Tengo la misma sensación que ya he tenido antes, justo cuando llegué a Valladolid y me despedí de mi querida Medina, solo que ahora ese sentimiento es mucho más fuerte, más profundo y duele horrorosamente más, porque sé que, haga lo que haga, el tiempo de colegio pasó, que nunca voy a volver, que es una etapa en mi vida que cerré definitivamente aquella tarde en la que grité de alegría al comprobar que había aprobado, que ya era universitario. Un capítulo acabado o una página en la que ya no caben más palabras. Y, como en todos los finales, lloras.

He de confesar que sé perfectamente que jamás he dejado huella en ningún lado, que nadie me va a echar de menos el día de mañana en aquel colegio en el que pasé tanto tiempo, que ninguna persona va a llorar si dentro de algún tiempo desaparezco, porque nunca le importé a nadie, a nadie, salvo a mis amigos. Es triste, lo sé, pero toca asumirlo.

Asumir que eres un mero ladrillo de un magnífico monumento, un minúsculo grano de arena en una bella playa o una fría gota de agua en la inmensidad del océano. Pero también te das cuenta de que sin ese simple ladrillo, el monumento se derrumbaría, que sin ese minúsculo grano de arena, la playa podría perder su belleza o que sin esa fría gota de agua, tal vez quizás, el océano ya no sería tan inmenso.
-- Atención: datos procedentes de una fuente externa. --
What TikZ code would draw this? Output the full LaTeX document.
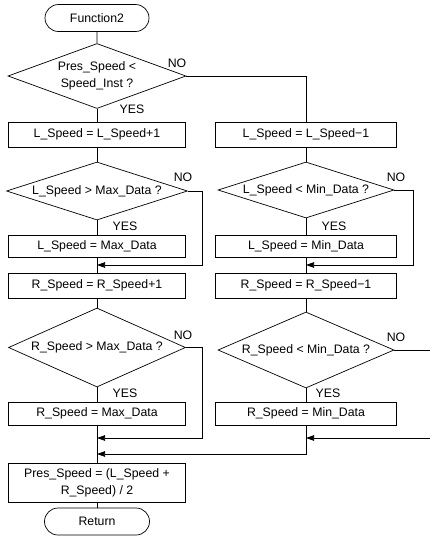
\documentclass[tikz,border=0pt]{standalone}
\usepackage{fontspec}
\setmainfont{Liberation Sans}
\usetikzlibrary{positioning, arrows.meta, shapes.geometric, shapes.misc}

\begin{document}
\begin{tikzpicture}[
        x = 1pt, y = -1pt,
        every node/.style = {
            font = \fontsize{12.3}{17}\selectfont,
            inner sep = 0pt
        },
        flow/.style = {draw, line width = 0.7pt},
        terminal/.style = {
            flow,
            rounded rectangle,
            minimum width = 104pt,
            minimum height = 27pt
        },
        process/.style = {
            flow,
            rectangle,
            align = center,
            minimum width = 178pt,
            minimum height = 25pt
        },
        decision/.style = {
            flow,
            diamond,
            minimum width = 178pt,
            minimum height = 60pt
        },
        answer/.style = {inner sep = 1pt},
        merge/.style = {-{Triangle[length = 8pt, width = 5.5pt]}}
    ]
        \useasboundingbox (0,0) rectangle (430,542);

        % left column
        \node[terminal] (start) at (97,18) {Function2};
        \node[decision, minimum height = 65pt,
            label = {[align = center]center:Pres\_Speed <\\Speed\_Inst ?}] (cmp) at (97,76) {};
        \node[process, minimum width = 177pt] (incL) at (97,134.5) {L\_Speed = L\_Speed+1};
        \node[decision, minimum width = 181pt, minimum height = 58pt,
            label = center:L\_Speed > Max\_Data ?] (maxL) at (97,191) {};
        \node[process, minimum width = 177pt, minimum height = 22pt] (setMaxL) at (97,246) {L\_Speed = Max\_Data};
        \node[process, minimum width = 177pt] (incR) at (97,285.5) {R\_Speed = R\_Speed+1};
        \node[decision, minimum width = 177pt, minimum height = 79pt,
            label = center:R\_Speed > Max\_Data ?] (maxR) at (97,347.5) {};
        \node[process, minimum width = 177pt, minimum height = 23pt] (setMaxR) at (97,413.5) {R\_Speed = Max\_Data};
        \node[process, minimum width = 177pt, minimum height = 39pt] (avg) at (97,482.5) {Pres\_Speed = (L\_Speed +\\R\_Speed) / 2};
        \node[terminal, minimum width = 105pt] (stop) at (97,521.5) {Return};

        % right column
        \node[process, minimum width = 181pt] (decL) at (306,134.5) {L\_Speed = L\_Speed−1};
        \node[decision, minimum width = 176pt, minimum height = 56pt,
            label = center:L\_Speed < Min\_Data ?] (minL) at (306,190) {};
        \node[process, minimum width = 181pt, minimum height = 22pt] (setMinL) at (306,246) {L\_Speed = Min\_Data};
        \node[process, minimum width = 181pt] (decR) at (306,285.5) {R\_Speed = R\_Speed−1};
        \node[decision, minimum width = 176pt, minimum height = 76pt,
            label = center:R\_Speed < Min\_Data ?] (minR) at (306,350) {};
        \node[process, minimum width = 181pt, minimum height = 23pt] (setMinR) at (306,413.5) {R\_Speed = Min\_Data};

        % merge points
        \coordinate (joinL1) at (97,265);
        \coordinate (joinL2) at (97,438);
        \coordinate (joinL3) at (97,454);
        \coordinate (joinR1) at (306,265);
        \coordinate (joinR2) at (306,438);
        \coordinate (sideL1) at (202,265);
        \coordinate (sideL2) at (202,438);
        \coordinate (sideR1) at (413,265);
        \coordinate (exitR) at (430,350);
        \coordinate (backR) at (430,438);

        % main flow
        \draw[flow] (start) -- (cmp);
        \draw[flow] (cmp) -- (incL);
        \draw[flow] (incL) -- (maxL);
        \draw[flow] (maxL) -- (setMaxL);
        \draw[flow] (setMaxL) -- (incR);
        \draw[flow] (incR) -- (maxR);
        \draw[flow] (maxR) -- (setMaxR);
        \draw[flow] (setMaxR) -- (avg);
        \draw[flow] (avg) -- (stop);
        \draw[flow] (cmp.east) -| (decL.north);
        \draw[flow] (decL) -- (minL);
        \draw[flow] (minL) -- (setMinL);
        \draw[flow] (setMinL) -- (decR);
        \draw[flow] (decR) -- (minR);
        \draw[flow] (minR) -- (setMinR);

        % NO branches
        \draw[flow, merge] (maxL.east) -| (sideL1) -- (joinL1);
        \draw[flow, merge] (maxR.east) -| (sideL2) -- (joinL2);
        \draw[flow, merge] (minL.east) -| (sideR1) -- (joinR1);
        \draw[flow] (minR.east) -- (exitR);
        \draw[flow, merge] (backR) -- (joinR2);
        \draw[flow, merge] (setMinR.south) |- (joinL3);

        % answers
        \node[answer] (noCmp) at (177,63) {NO};
        \node[answer] (yesCmp) at (132,109) {YES};
        \node[answer] (noMaxL) at (183,177) {NO};
        \node[answer] (yesMaxL) at (125,226) {YES};
        \node[answer] (noMaxR) at (183,335) {NO};
        \node[answer] (yesMaxR) at (125,393) {YES};
        \node[answer] (noMinL) at (396,177) {NO};
        \node[answer] (yesMinL) at (334,226) {YES};
        \node[answer] (noMinR) at (396,337) {NO};
        \node[answer] (yesMinR) at (328,393) {YES};
\end{tikzpicture}
\end{document}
He estado ojeando la revista del colegio de este año. En las páginas centrales ya no estábamos nosotros, como hace un curso, no conocía a nadie excepto a una sola persona con la que hace meses que no hablo. Es la misma sensación. Sentir que la vida es como la inmensa playa a la que me refería, que a cada paso que das, se borra la huella del anterior, que no dejas ningún recuerdo tuyo más allá de una orla que perdurará durante años en el pasillo que te vio crecer.

No he marcado un antes y un después en ningún sitio. Soy excesivamente normal, arrebatadoramente tímido, demasiado introvertido. Nadie nunca se ha fijado en mí y ha creído ver un futuro prometedor o un presente maravilloso detrás de mis pupilas. Yo no habré dejado huella en el colegio, pero desde luego yo llevo el colegio tatuado a fuego en el corazón.